- Born: 1610
- Died: 28 February 1680
- Occupation: Antiquarian

= John Hopkinson (antiquary) =

English antiquarian

John Hopkinson (1610 – 28 February 1680) was an English antiquarian.

==Biography==
Hopkinson was the son of George Hopkinson of Lofthouse, near Leeds, by his second wife, Judith, daughter of John Langley of Horbury, was born at Lofthouse in 1610. He states that he was a member of Lincoln's Inn, and for some part of the reign of Charles I he was clerk of the peace for the county of York. Thoresby, in his ‘Diary,’ infers that he had been Norroy king-of-arms, meaning really deputy to that officer. When Sir William Dugdale made a visitation of the county of York in 1665–6, Hopkinson accompanied him as his secretary. In spare moments he employed himself in transcribing old deeds connected with Yorkshire families, and also in drawing out the pedigrees of the Yorkshire gentry. In this way he slowly accumulated a very extensive antiquarian miscellany in manuscript, which has been largely used by local historians and genealogists. Hopkinson was well enough known and respected to have special letters of protection granted to him and his father during the civil war by both the Marquis of Newcastle and Fairfax. He died 28 February 1680, and was buried at Rothwell, near Leeds, where there is a monument to his memory in the chancel of the church.

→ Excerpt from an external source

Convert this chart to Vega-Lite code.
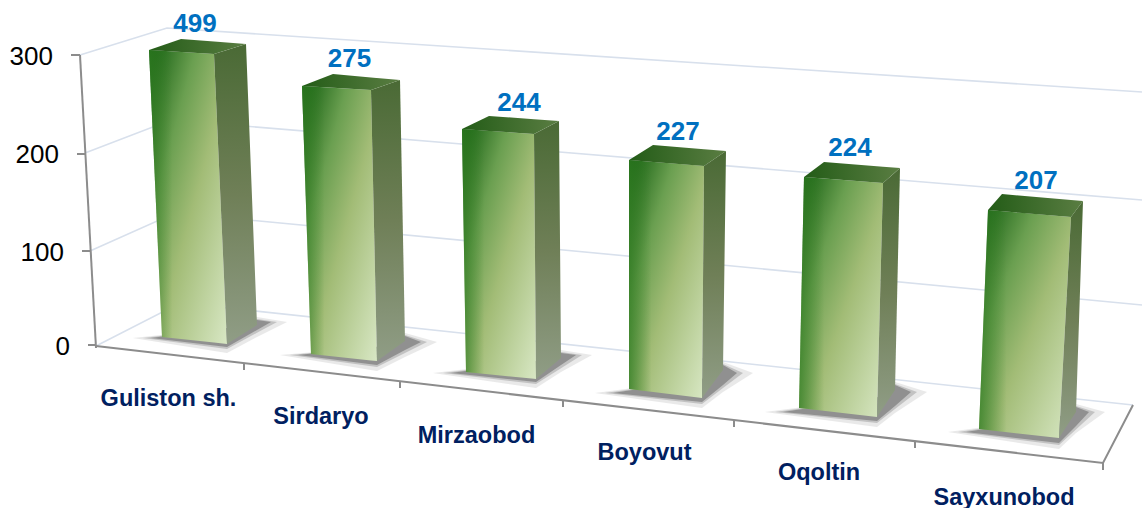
{"$schema":"https://vega.github.io/schema/vega-lite/v6.json","width":1142,"height":508,"padding":0,"autosize":{"type":"none"},"background":"white","config":{"view":{"stroke":null}},
"datasets":{
"lines":[
{"s":"g300","x":-16,"h":290},{"s":"g300","x":71,"h":317},{"s":"g300","x":1046,"h":253},
{"s":"g200","x":-11,"h":192},{"s":"g200","x":75,"h":225},{"s":"g200","x":1046,"h":145},
{"s":"g100","x":-6,"h":94},{"s":"g100","x":79,"h":132},{"s":"g100","x":1046,"h":40},
{"s":"g000","x":0,"h":-1},{"s":"g000","x":84,"h":42},{"s":"g000","x":1037,"h":-60}],
"axes":[
{"s":"left","x":-16,"h":290},{"s":"left","x":0,"h":-3},
{"s":"t300","x":-25,"h":290},{"s":"t300","x":-16,"h":290},
{"s":"t200","x":-19,"h":191},{"s":"t200","x":-11,"h":191},
{"s":"t100","x":-14,"h":94},{"s":"t100","x":-6,"h":94},
{"s":"t000","x":-8,"h":0},{"s":"t000","x":0,"h":0},
{"s":"floor","x":0,"h":-1},{"s":"floor","x":1007,"h":-118},{"s":"floor","x":1037,"h":-60},
{"s":"c1","x":148,"h":-18},{"s":"c1","x":148,"h":-25},
{"s":"c2","x":304,"h":-36},{"s":"c2","x":304,"h":-43},
{"s":"c3","x":467,"h":-55},{"s":"c3","x":467,"h":-62},
{"s":"c4","x":638,"h":-75},{"s":"c4","x":638,"h":-82},
{"s":"c5","x":819,"h":-96},{"s":"c5","x":819,"h":-103},
{"s":"c6","x":1007,"h":-118},{"s":"c6","x":1007,"h":-125}],
"shadows":[
{"b":1,"r":"halo","x":37,"y":7,"y2":7},{"b":1,"r":"halo","x":131,"y":17,"y2":-8},{"b":1,"r":"halo","x":161,"y":28,"y2":8},{"b":1,"r":"halo","x":191,"y":23,"y2":23},
{"b":2,"r":"halo","x":184,"y":-10,"y2":-10},{"b":2,"r":"halo","x":281,"y":-1.7,"y2":-26},{"b":2,"r":"halo","x":309,"y":12,"y2":-12},{"b":2,"r":"halo","x":341,"y":3,"y2":3},
{"b":3,"r":"halo","x":337,"y":-28,"y2":-28},{"b":3,"r":"halo","x":440,"y":-16,"y2":-43},{"b":3,"r":"halo","x":465,"y":-5,"y2":-27},{"b":3,"r":"halo","x":496,"y":-10,"y2":-10},
{"b":4,"r":"halo","x":499,"y":-48,"y2":-48},{"b":4,"r":"halo","x":606,"y":-34,"y2":-63},{"b":4,"r":"halo","x":627,"y":-17,"y2":-47},{"b":4,"r":"halo","x":657,"y":-28,"y2":-28},
{"b":5,"r":"halo","x":669,"y":-67,"y2":-67},{"b":5,"r":"halo","x":781,"y":-52.6,"y2":-82},{"b":5,"r":"halo","x":799,"y":-37,"y2":-68},{"b":5,"r":"halo","x":831,"y":-47,"y2":-47},
{"b":6,"r":"halo","x":852,"y":-87,"y2":-87},{"b":6,"r":"halo","x":963,"y":-72,"y2":-104},{"b":6,"r":"halo","x":980,"y":-59,"y2":-88},{"b":6,"r":"halo","x":1009,"y":-67,"y2":-67},
{"b":1,"r":"outer","x":47,"y":7,"y2":7},{"b":1,"r":"outer","x":131,"y":17,"y2":-4},{"b":1,"r":"outer","x":161,"y":26,"y2":12.2},{"b":1,"r":"outer","x":181,"y":23,"y2":23},
{"b":2,"r":"outer","x":194,"y":-10,"y2":-10},{"b":2,"r":"outer","x":281,"y":-1.7,"y2":-22},{"b":2,"r":"outer","x":309,"y":10,"y2":-8},{"b":2,"r":"outer","x":331,"y":3,"y2":3},
{"b":3,"r":"outer","x":347,"y":-28,"y2":-28},{"b":3,"r":"outer","x":440,"y":-16,"y2":-39},{"b":3,"r":"outer","x":465,"y":-7,"y2":-23.2},{"b":3,"r":"outer","x":486,"y":-10,"y2":-10},
{"b":4,"r":"outer","x":509,"y":-48,"y2":-48},{"b":4,"r":"outer","x":606,"y":-34,"y2":-59},{"b":4,"r":"outer","x":627,"y":-19,"y2":-43.1},{"b":4,"r":"outer","x":647,"y":-28,"y2":-28},
{"b":5,"r":"outer","x":679,"y":-67,"y2":-67},{"b":5,"r":"outer","x":781,"y":-52.6,"y2":-78},{"b":5,"r":"outer","x":799,"y":-39,"y2":-64},{"b":5,"r":"outer","x":821,"y":-47,"y2":-47},
{"b":6,"r":"outer","x":862,"y":-87,"y2":-87},{"b":6,"r":"outer","x":963,"y":-72,"y2":-100},{"b":6,"r":"outer","x":980,"y":-61,"y2":-84.4},{"b":6,"r":"outer","x":999,"y":-67,"y2":-67},
{"b":1,"r":"inner","x":55,"y":7,"y2":7},{"b":1,"r":"inner","x":131,"y":17,"y2":-2},{"b":1,"r":"inner","x":161,"y":25,"y2":15},{"b":1,"r":"inner","x":175,"y":23,"y2":23},
{"b":2,"r":"inner","x":202,"y":-10,"y2":-10},{"b":2,"r":"inner","x":281,"y":-1.7,"y2":-20},{"b":2,"r":"inner","x":309,"y":9,"y2":-5},{"b":2,"r":"inner","x":325,"y":3,"y2":3},
{"b":3,"r":"inner","x":355,"y":-28,"y2":-28},{"b":3,"r":"inner","x":440,"y":-16,"y2":-37},{"b":3,"r":"inner","x":465,"y":-8,"y2":-20},{"b":3,"r":"inner","x":480,"y":-10,"y2":-10},
{"b":4,"r":"inner","x":517,"y":-48,"y2":-48},{"b":4,"r":"inner","x":606,"y":-34,"y2":-57},{"b":4,"r":"inner","x":627,"y":-20,"y2":-40},{"b":4,"r":"inner","x":641,"y":-28,"y2":-28},
{"b":5,"r":"inner","x":687,"y":-67,"y2":-67},{"b":5,"r":"inner","x":781,"y":-52.6,"y2":-76},{"b":5,"r":"inner","x":799,"y":-40,"y2":-61},{"b":5,"r":"inner","x":815,"y":-47,"y2":-47},
{"b":6,"r":"inner","x":870,"y":-87,"y2":-87},{"b":6,"r":"inner","x":963,"y":-72,"y2":-98},{"b":6,"r":"inner","x":980,"y":-62,"y2":-81},{"b":6,"r":"inner","x":993,"y":-67,"y2":-67}],
"front":[
{"b":1,"x":53,"y":295,"y2":295},{"b":1,"x":66,"y":294.2,"y2":8},{"b":1,"x":118,"y":291,"y2":2.4},{"b":1,"x":131,"y":1,"y2":1},
{"b":2,"x":206,"y":259,"y2":259},{"b":2,"x":215,"y":258.5,"y2":-9},{"b":2,"x":275,"y":255,"y2":-15.4},{"b":2,"x":281,"y":-16,"y2":-16},
{"b":3,"x":366,"y":216,"y2":216},{"b":3,"x":370,"y":215.7,"y2":-27},{"b":3,"x":438,"y":211,"y2":-33.8},{"b":3,"x":440,"y":-34,"y2":-34},
{"b":4,"x":533,"y":185,"y2":-44},{"b":4,"x":606,"y":179.2,"y2":-53},{"b":4,"x":608,"y":179,"y2":179},
{"b":5,"x":703,"y":-63,"y2":-63},{"b":5,"x":708,"y":168,"y2":-63.6},{"b":5,"x":781,"y":162.5,"y2":-72},{"b":5,"x":787,"y":162,"y2":162},
{"b":6,"x":883,"y":-84,"y2":-84},{"b":6,"x":892,"y":135,"y2":-85},{"b":6,"x":963,"y":129,"y2":-93},{"b":6,"x":975,"y":128,"y2":128}],
"side":[
{"b":1,"x":118,"y":291,"y2":291},{"b":1,"x":131,"y":295,"y2":1},{"b":1,"x":150,"y":301,"y2":13},{"b":1,"x":161,"y":20,"y2":20},
{"b":2,"x":275,"y":255,"y2":255},{"b":2,"x":281,"y":257.1,"y2":-16},{"b":2,"x":304,"y":265,"y2":0.4},{"b":2,"x":309,"y":4,"y2":4},
{"b":3,"x":438,"y":211,"y2":211},{"b":3,"x":440,"y":212,"y2":-34},{"b":3,"x":463,"y":224,"y2":-14.7},{"b":3,"x":465,"y":-13,"y2":-13},
{"b":4,"x":606,"y":-53,"y2":-53},{"b":4,"x":608,"y":179,"y2":-50.3},{"b":4,"x":627,"y":192,"y2":-25},{"b":4,"x":630,"y":194,"y2":194},
{"b":5,"x":781,"y":-72,"y2":-72},{"b":5,"x":787,"y":162,"y2":-63},{"b":5,"x":799,"y":172.6,"y2":-45},{"b":5,"x":804,"y":177,"y2":177},
{"b":6,"x":963,"y":-93,"y2":-93},{"b":6,"x":975,"y":128,"y2":-74.6},{"b":6,"x":980,"y":134.7,"y2":-67},{"b":6,"x":987,"y":144,"y2":144}],
"top":[
{"b":1,"x":53,"y":295,"y2":295},{"b":1,"x":85,"y":306,"y2":293},{"b":1,"x":118,"y":303.5,"y2":291},{"b":1,"x":150,"y":301,"y2":301},
{"b":2,"x":206,"y":259,"y2":259},{"b":2,"x":237,"y":271,"y2":257.2},{"b":2,"x":275,"y":267.6,"y2":255},{"b":2,"x":304,"y":265,"y2":265},
{"b":3,"x":366,"y":216,"y2":216},{"b":3,"x":393,"y":229,"y2":214.1},{"b":3,"x":438,"y":225.8,"y2":211},{"b":3,"x":463,"y":224,"y2":224},
{"b":4,"x":533,"y":185,"y2":185},{"b":4,"x":557,"y":200,"y2":183.1},{"b":4,"x":608,"y":195.8,"y2":179},{"b":4,"x":630,"y":194,"y2":194},
{"b":5,"x":708,"y":168,"y2":168},{"b":5,"x":728,"y":183,"y2":166.5},{"b":5,"x":787,"y":178.3,"y2":162},{"b":5,"x":804,"y":177,"y2":177},
{"b":6,"x":892,"y":135,"y2":135},{"b":6,"x":906,"y":151,"y2":133.8},{"b":6,"x":975,"y":145,"y2":128},{"b":6,"x":987,"y":144,"y2":144}],
"bars":[
{"name":"Guliston sh.","value":499,"vx":99,"vh":321,"nx":72.5,"nh":-54},
{"name":"Sirdaryo","value":275,"vx":253.5,"vh":286,"nx":225,"nh":-72},
{"name":"Mirzaobod","value":244,"vx":423,"vh":242,"nx":380.5,"nh":-90.5},
{"name":"Boyovut","value":227,"vx":582,"vh":213.5,"nx":548.5,"nh":-108},
{"name":"Oqoltin","value":224,"vx":754,"vh":197,"nx":723,"nh":-128},
{"name":"Sayxunobod","value":207,"vx":940,"vh":164,"nx":908,"nh":-152.5}],
"ticks":[
{"t":"300","x":-43,"h":288},{"t":"200","x":-37,"h":190},{"t":"100","x":-32,"h":92},{"t":"0","x":-26,"h":-2}]
},
"encoding":{
"x":{"field":"x","type":"quantitative","scale":{"domain":[-96,1046],"nice":false,"zero":false},"axis":null},
"y":{"field":"h","type":"quantitative","scale":{"domain":[-163,345],"nice":false,"zero":false},"axis":null}},
"layer":[
{"data":{"name":"lines"},"mark":{"type":"line","color":"#d8e0ec","strokeWidth":1.6},"encoding":{"detail":{"field":"s"}}},
{"data":{"name":"shadows"},"transform":[{"filter":"datum.r=='halo'"}],"mark":{"type":"area","color":"#d4d4d4","opacity":0.5},"encoding":{"y":{"field":"y","type":"quantitative"},"y2":{"field":"y2"},"detail":{"field":"b"}}},
{"data":{"name":"shadows"},"transform":[{"filter":"datum.r=='outer'"}],"mark":{"type":"area","color":"#a8a8a8","opacity":0.6},"encoding":{"y":{"field":"y","type":"quantitative"},"y2":{"field":"y2"},"detail":{"field":"b"}}},
{"data":{"name":"shadows"},"transform":[{"filter":"datum.r=='inner'"}],"mark":{"type":"area","color":"#7a7a7a","opacity":0.7},"encoding":{"y":{"field":"y","type":"quantitative"},"y2":{"field":"y2"},"detail":{"field":"b"}}},
{"data":{"name":"axes"},"mark":{"type":"line","color":"#8c8c8c","strokeWidth":2},"encoding":{"detail":{"field":"s"}}},
{"data":{"name":"front"},"mark":{"type":"area","color":{"gradient":"linear","x1":0,"y1":0,"x2":1,"y2":1,"stops":[{"offset":0,"color":"#0e5a0c"},{"offset":0.3,"color":"#6a9f50"},{"offset":0.55,"color":"#a2bc76"},{"offset":1,"color":"#d8e7c4"}]}},"encoding":{"y":{"field":"y","type":"quantitative"},"y2":{"field":"y2"},"detail":{"field":"b"}}},
{"data":{"name":"front"},"mark":{"type":"area","color":{"gradient":"linear","x1":0,"y1":0,"x2":1,"y2":0,"stops":[{"offset":0,"color":"rgba(50,125,35,0.75)"},{"offset":0.1,"color":"rgba(50,125,35,0.5)"},{"offset":0.3,"color":"rgba(50,125,35,0)"}]}},"encoding":{"y":{"field":"y","type":"quantitative"},"y2":{"field":"y2"},"detail":{"field":"b"}}},
{"data":{"name":"side"},"mark":{"type":"area","color":{"gradient":"linear","x1":0,"y1":0,"x2":0,"y2":1,"stops":[{"offset":0,"color":"#4a6a35"},{"offset":0.5,"color":"#6f7f57"},{"offset":1,"color":"#909d86"}]}},"encoding":{"y":{"field":"y","type":"quantitative"},"y2":{"field":"y2"},"detail":{"field":"b"}}},
{"data":{"name":"top"},"mark":{"type":"area","color":{"gradient":"linear","x1":0,"y1":0,"x2":1,"y2":0,"stops":[{"offset":0,"color":"#235c17"},{"offset":1,"color":"#5a7d42"}]}},"encoding":{"y":{"field":"y","type":"quantitative"},"y2":{"field":"y2"},"detail":{"field":"b"}}},
{"data":{"name":"ticks"},"mark":{"type":"text","align":"right","baseline":"middle","font":"Liberation Sans","fontSize":26,"color":"#000000"},"encoding":{"text":{"field":"t"}}},
{"data":{"name":"bars"},"mark":{"type":"text","align":"center","baseline":"middle","font":"Liberation Sans","fontSize":26,"fontWeight":"bold","color":"#0070c0"},"encoding":{"x":{"field":"vx","type":"quantitative"},"y":{"field":"vh","type":"quantitative"},"text":{"field":"value","type":"quantitative"}}},
{"data":{"name":"bars"},"mark":{"type":"text","align":"center","baseline":"middle","font":"Liberation Sans","fontSize":23.5,"fontWeight":"bold","color":"#002060"},"encoding":{"x":{"field":"nx","type":"quantitative"},"y":{"field":"nh","type":"quantitative"},"text":{"field":"name"}}}
]}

Hopkinson's collections, which comprised at least eighty volumes, passed on his death to his sister Jane, who had married Richard Richardson. About half came by descent into the possession of Frances Mary Richardson Currer [q. v.] of North Bierley and Eshton in Yorkshire, and from her passed to her relative, Sir Matthew Wilson. These have been catalogued by the Historical Manuscripts Commission. The other portion were in the possession of J. G. F. Smyth of Heath, near Wakefield, who is also descended from Richard Richardson and Jane Hopkinson.

Many copies of Hopkinson's various collections have been made, especially of the genealogies of the West Riding families. One is in the British Museum, Harl. 4630. Another, much enlarged and corrected by Thomas Wilson, F.S.A., is in the Leeds Library.